:: Task to complete ::
Copy from the first line below down to and including the line with "(anal) at (299,512)". Skip the pictures.

— Start Data provided —

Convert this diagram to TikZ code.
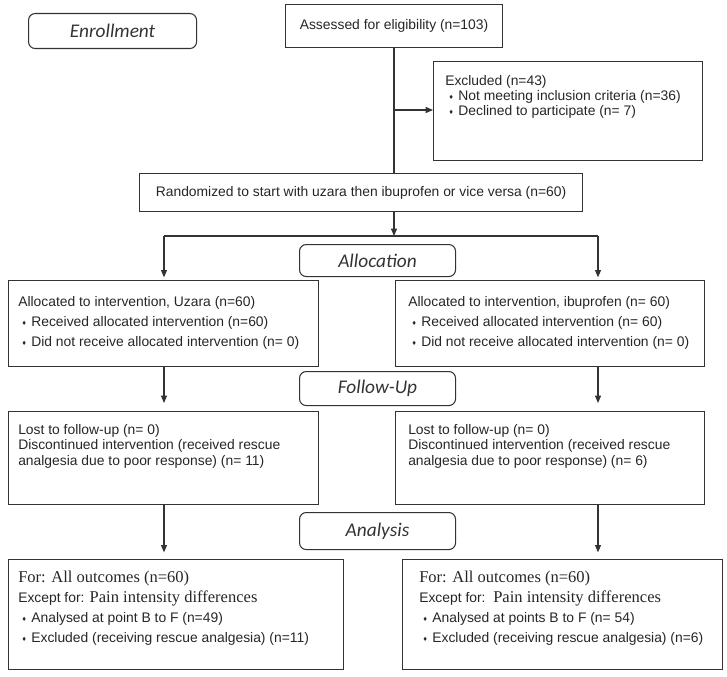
\documentclass[tikz,border=0pt]{standalone}
\usepackage{fontspec}
\setmainfont{Liberation Sans}
\newfontfamily\headfont{Carlito}
\newfontfamily\tnrfont{Liberation Serif}
\usetikzlibrary{arrows.meta}

% small diamond bullet
\newcommand{\dmd}{\hspace*{3pt}{\fontsize{5.5pt}{5.5pt}\selectfont\raisebox{0.8pt}{♦}}\hspace{4pt}}

\tikzset{
  wh/.style 2 args={minimum width=#1, minimum height=#2, anchor=north west},
  box/.style={draw=black!80, line width=0.8pt, inner sep=0pt,
    font=\fontsize{10.4pt}{12pt}\selectfont, text=black!85},
  head/.style={draw=black!80, line width=0.8pt, rounded corners=5pt, inner sep=0pt,
    font=\headfont\itshape\fontsize{14.5pt}{16pt}\selectfont, text=black!80},
  txt/.style={anchor=north west, inner sep=0pt, align=left, text=black!85},
  conn/.style={draw=black!80, line width=0.8pt},
  arr/.style={conn, -{Triangle[length=5.5pt,width=4.5pt]}},
}

\begin{document}
\begin{tikzpicture}[x=0.75pt,y=0.75pt,yscale=-1,xscale=1]
\useasboundingbox (0,0) rectangle (727,677);

%Shape: Rounded Rect (stage labels)
\node[head, wh={126pt}{26.25pt}] (enrol) at (28,13) {Enrollment};
\node[head, wh={117pt}{24pt}] (alloc) at (299,244) {Allocation};
\node[head, wh={117pt}{25.5pt}] (follow) at (299,371) {Follow-Up};
\node[head, wh={117pt}{27.75pt}] (anal) at (299,512) {Analysis};

%Shape: Rectangle
\node[box, wh={162.75pt}{32.25pt}] (assess) at (285,4) {Assessed for eligibility (n=103)};
\node[box, wh={201.75pt}{74.25pt}] (excl) at (433,61) {};
\node[box, wh={332.25pt}{28.5pt}] (rand) at (139,173) {Randomized to start with uzara then ibuprofen or vice versa (n=60)};
\node[box, wh={232.5pt}{64.5pt}] (allocL) at (8,280) {};
\node[box, wh={231.75pt}{64.5pt}] (allocR) at (395,280) {};
\node[box, wh={232.5pt}{69.75pt}] (fuL) at (8,411) {};
\node[box, wh={231.75pt}{69.75pt}] (fuR) at (395,411) {};
\node[box, wh={251.25pt}{82.5pt}] (anL) at (8,559) {};
\node[box, wh={240pt}{82.5pt}] (anR) at (402,559) {};

% branch points
\coordinate (split) at (394,110);
\coordinate (brM) at (394,236);
\coordinate (brL) at (164,236);
\coordinate (brR) at (598,236);

%Straight Lines
\draw[conn] (assess.south -| split) -- (rand.north -| split);
\draw[arr] (split) -- (excl.west |- split);
\draw[arr] (rand.south -| brM) -- (brM);
\draw[conn] (brL) -- (brR);
\draw[arr, shorten >=2pt] (brL) -- (allocL.north -| brL);
\draw[arr, shorten >=2pt] (brR) -- (allocR.north -| brR);
\draw[arr, shorten >=6pt] (allocL.south -| brL) -- (fuL.north -| brL);
\draw[arr, shorten >=6pt] (allocR.south -| brR) -- (fuR.north -| brR);
\draw[arr, shorten >=5pt] (fuL.south -| brL) -- (anL.north -| brL);
\draw[arr, shorten >=5pt] (fuR.south -| brR) -- (anR.north -| brR);

% Text Node
\node[txt, font=\fontsize{10.4pt}{11.25pt}\selectfont] (exclTxt) at (445,75)
  {Excluded (n=43)\\\dmd Not meeting inclusion criteria (n=36)\\\dmd Declined to participate (n= 7)};
% Text Node
\node[txt, font=\fontsize{10.4pt}{15pt}\selectfont] (allocLTxt) at (18,296)
  {Allocated to intervention, Uzara (n=60)\\\dmd Received allocated intervention (n=60)\\\dmd Did not receive allocated intervention (n= 0)};
% Text Node
\node[txt, font=\fontsize{10.4pt}{15pt}\selectfont] (allocRTxt) at (408,296)
  {Allocated to intervention, ibuprofen (n= 60)\\\dmd Received allocated intervention (n= 60)\\\dmd Did not receive allocated intervention (n= 0)};
% Text Node
\node[txt, font=\fontsize{10.4pt}{11.6pt}\selectfont] (fuLTxt) at (18,424)
  {Lost to follow-up (n= 0)\\Discontinued intervention (received rescue\\analgesia due to poor response) (n= 11)};
% Text Node
\node[txt, font=\fontsize{10.4pt}{11.6pt}\selectfont] (fuRTxt) at (408,424)
  {Lost to follow-up (n= 0)\\Discontinued intervention (received rescue\\analgesia due to poor response) (n= 6)};
% Text Node
\node[txt, font=\fontsize{10.4pt}{15pt}\selectfont] (anLTxt) at (18,571)
  {{\tnrfont\fontsize{12.4pt}{15pt}\selectfont For: All outcomes (n=60)}\\
   Except for: {\tnrfont\fontsize{12.4pt}{15pt}\selectfont Pain intensity differences}\\
   \dmd Analysed at point B to F (n=49)\\\dmd Excluded (receiving rescue analgesia) (n=11)};
% Text Node
\node[txt, font=\fontsize{10.4pt}{15pt}\selectfont] (anRTxt) at (419,571)
  {{\tnrfont\fontsize{12.4pt}{15pt}\selectfont For: All outcomes (n=60)}\\
   Except for:\ \ {\tnrfont\fontsize{12.4pt}{15pt}\selectfont Pain intensity differences}\\
   \dmd Analysed at points B to F (n= 54)\\\dmd Excluded (receiving rescue analgesia) (n=6)};

\end{tikzpicture}
\end{document}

— End Data provided —

:: Exercise output ::
Convert this diagram to TikZ code.
\documentclass[tikz,border=0pt]{standalone}
\usepackage{fontspec}
\setmainfont{Liberation Sans}
\newfontfamily\headfont{Carlito}
\newfontfamily\tnrfont{Liberation Serif}
\usetikzlibrary{arrows.meta}

% small diamond bullet
\newcommand{\dmd}{\hspace*{3pt}{\fontsize{5.5pt}{5.5pt}\selectfont\raisebox{0.8pt}{♦}}\hspace{4pt}}

\tikzset{
  wh/.style 2 args={minimum width=#1, minimum height=#2, anchor=north west},
  box/.style={draw=black!80, line width=0.8pt, inner sep=0pt,
    font=\fontsize{10.4pt}{12pt}\selectfont, text=black!85},
  head/.style={draw=black!80, line width=0.8pt, rounded corners=5pt, inner sep=0pt,
    font=\headfont\itshape\fontsize{14.5pt}{16pt}\selectfont, text=black!80},
  txt/.style={anchor=north west, inner sep=0pt, align=left, text=black!85},
  conn/.style={draw=black!80, line width=0.8pt},
  arr/.style={conn, -{Triangle[length=5.5pt,width=4.5pt]}},
}

\begin{document}
\begin{tikzpicture}[x=0.75pt,y=0.75pt,yscale=-1,xscale=1]
\useasboundingbox (0,0) rectangle (727,677);

%Shape: Rounded Rect (stage labels)
\node[head, wh={126pt}{26.25pt}] (enrol) at (28,13) {Enrollment};
\node[head, wh={117pt}{24pt}] (alloc) at (299,244) {Allocation};
\node[head, wh={117pt}{25.5pt}] (follow) at (299,371) {Follow-Up};
\node[head, wh={117pt}{27.75pt}] (anal) at (299,512) {Analysis};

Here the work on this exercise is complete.